Todos os dias acedemos a imagens (televisivas e fotográficas) que são testemunhos chocantes da invasão da Ucrânia pela Rússia. Seja como for, vale a pena acrescentar que o cinema não está alheado da guerra iniciada a 24 de fevereiro de 2022. Há mesmo cineastas cujo trabalho procura reflectir, não apenas a conjuntura actual na Ucrânia, mas também a herança histórica da URSS — é o caso de Sergei Loznitsa, nomeadamente através de filmes como “O Cerco de Leninegrado” (2006) ou “Donbass” (2018), ambos estreados entre nós e editados no mercado de DVD (o primeiro é um dos títulos de Loznitsa disponíveis na plataforma Filmin).

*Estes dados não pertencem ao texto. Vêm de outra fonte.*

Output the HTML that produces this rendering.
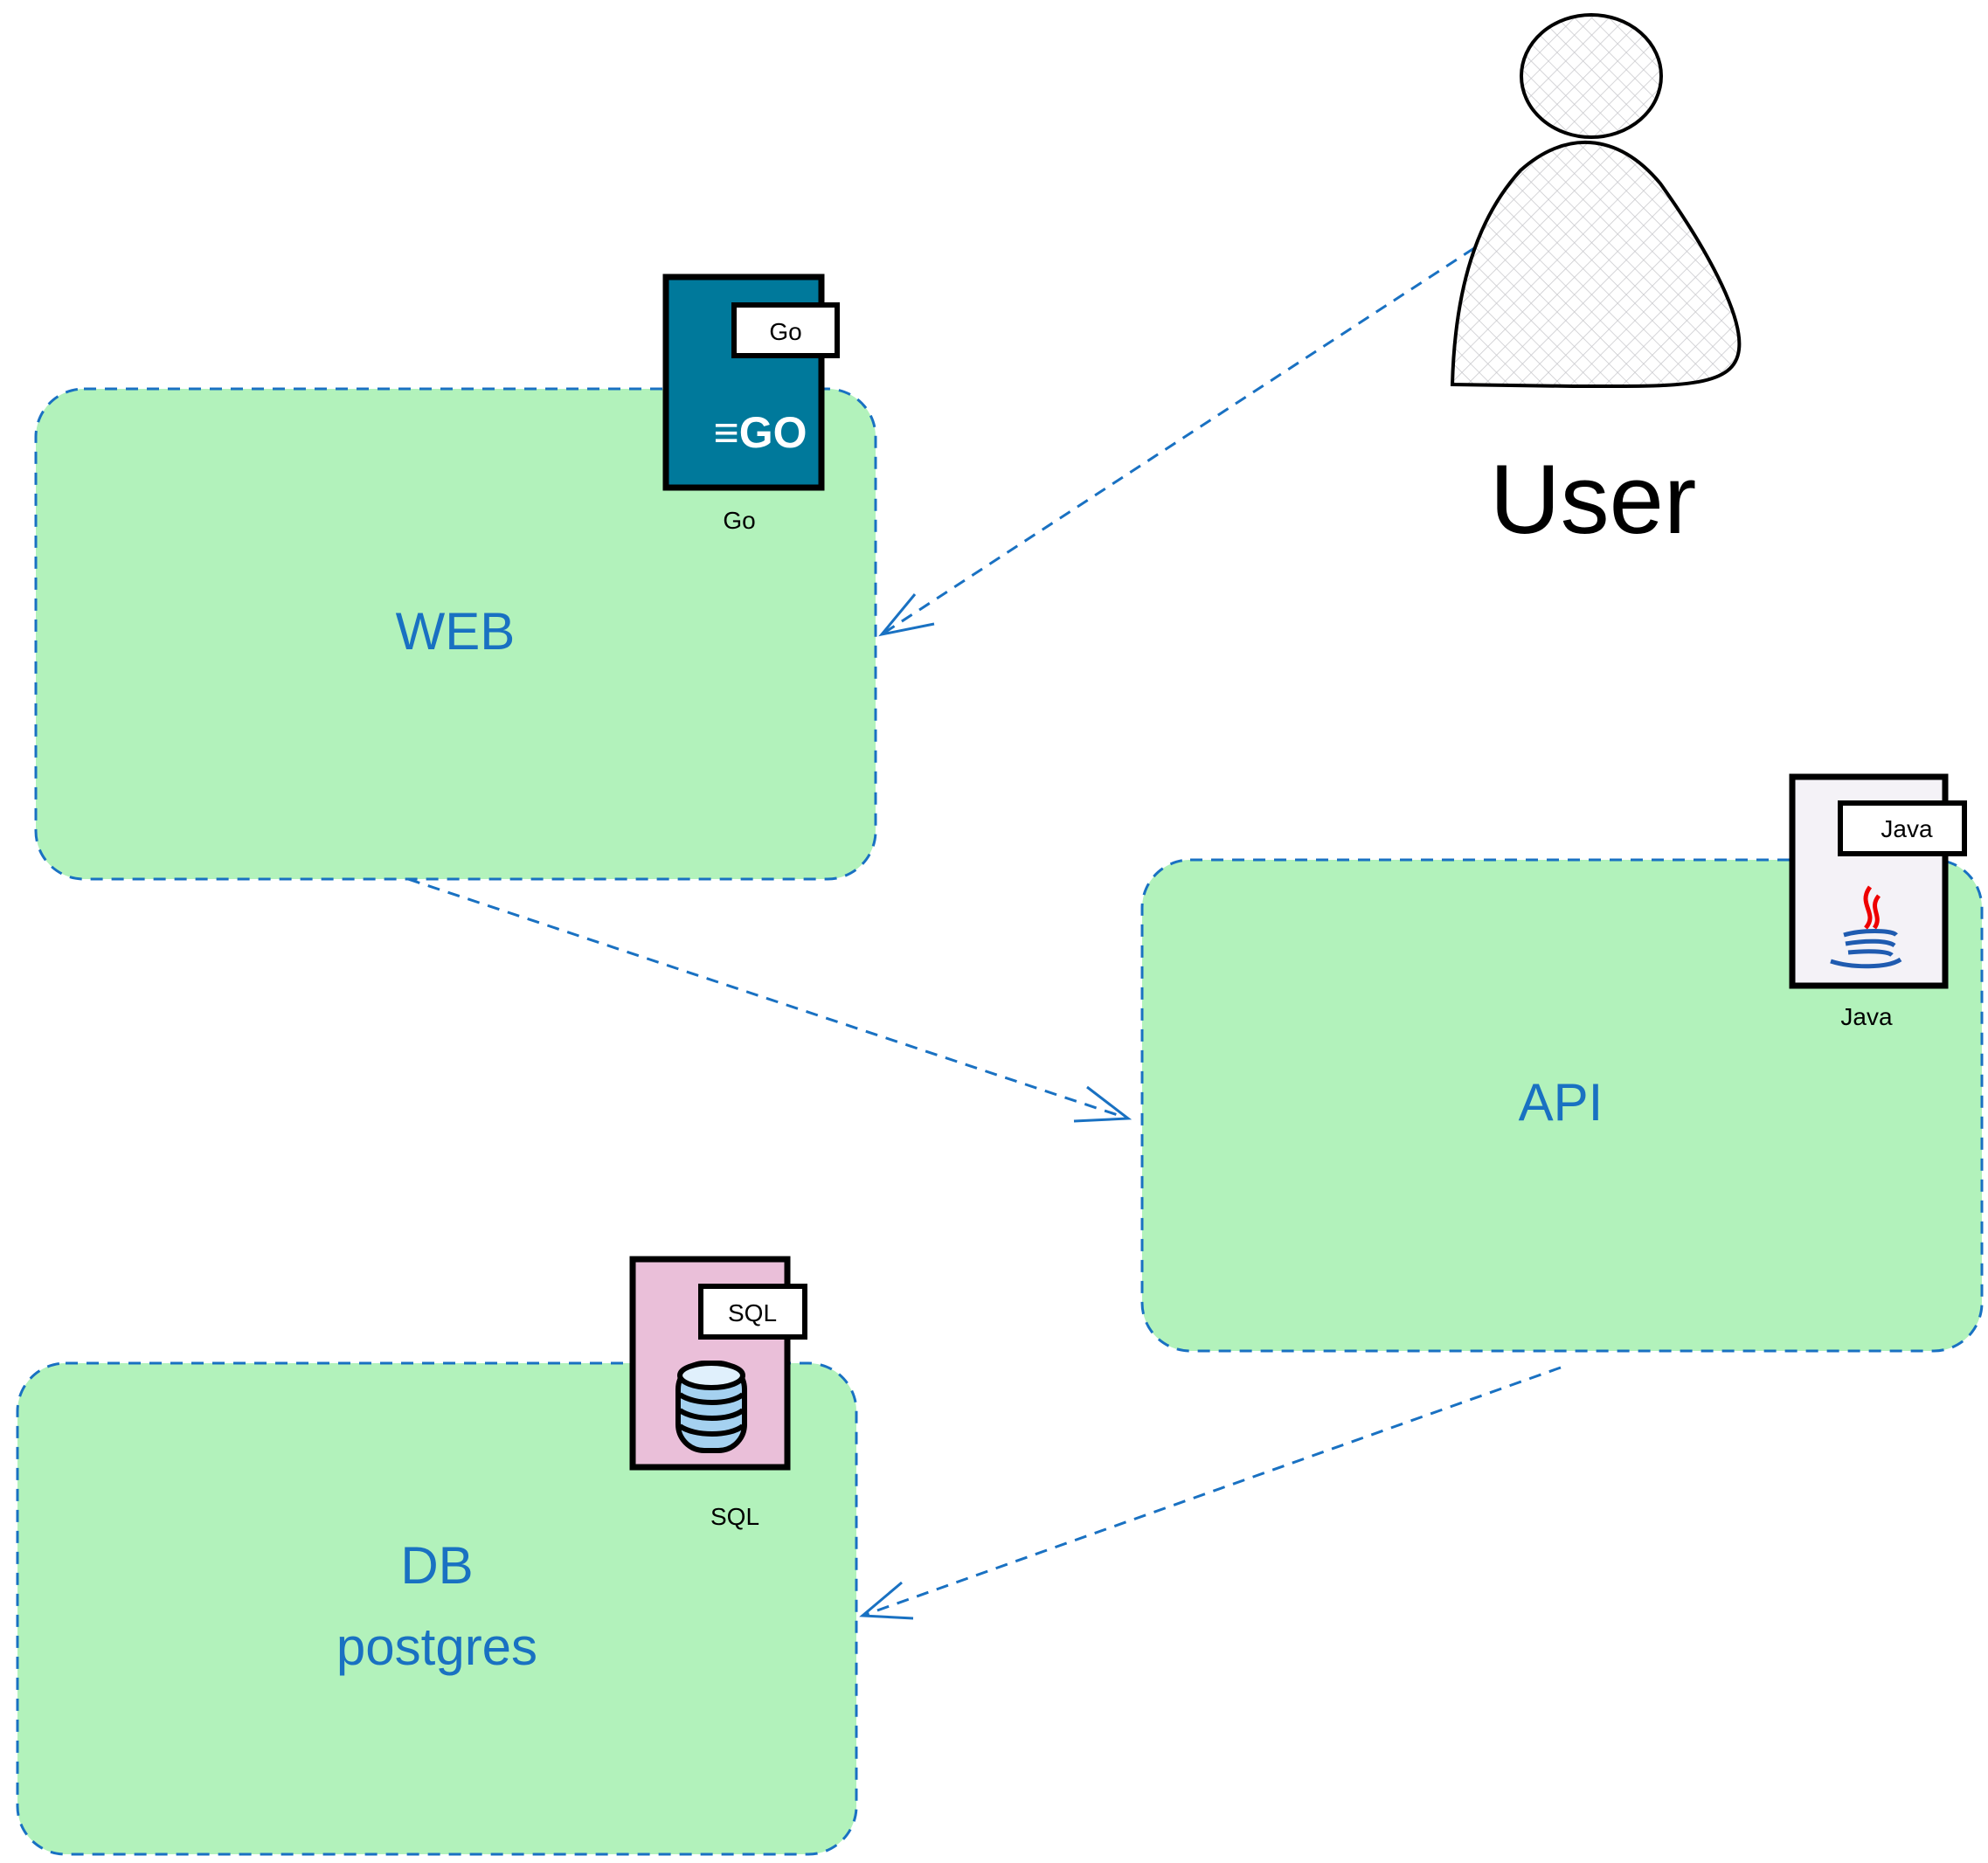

Entretanto, esta semana chegou às salas portuguesas “Mariupolis 2”, do cineasta lituano, antropólogo e professor universitário, Mantas Kvedaravicius, precisamente sobre a resistência da povoação de Mariupol aos bombardeamentos das tropas russas — tendo recebido um Prémio Especial do Júri de Cannes, acabou por ser consagrado, nos prémios da Academia de Cinema Europeu, referentes a 2022, como melhor documentário europeu do ano.
O título remete, como é óbvio, para um primeiro “Mariupolis” (2016), que Kvedaravicius rodou em 2014-15, quando os habitantes daquela cidade na região do Donbass foram visados pelos ataques dos separatistas apoiados por Moscovo. Pouco depois do início da invasão russa, o cineasta regressou ao mesmo cenário, assumindo riscos que seriam fatais: no final da rodagem, ao tentar sair de Mariupol, Kvedaravicius foi morto por soldados russos — contava 45 anos.
“Mariupolis 2” existe porque Hanna Bilobrova, companheira de Kvedaravicius, conseguiu salvar o material filmado, depois organizando-o com a colaboração da montadora Dounia Sichov. Raras vezes vimos, assim, o efeito da guerra no dia a dia de cidadãos anónimos, tentando sobreviver a uma agressão que, sistematicamente, visa as habitações da população anónima. O cinema ajuda-nos, afinal, a seguir e conhecer melhor as convulsões históricas do nosso presente.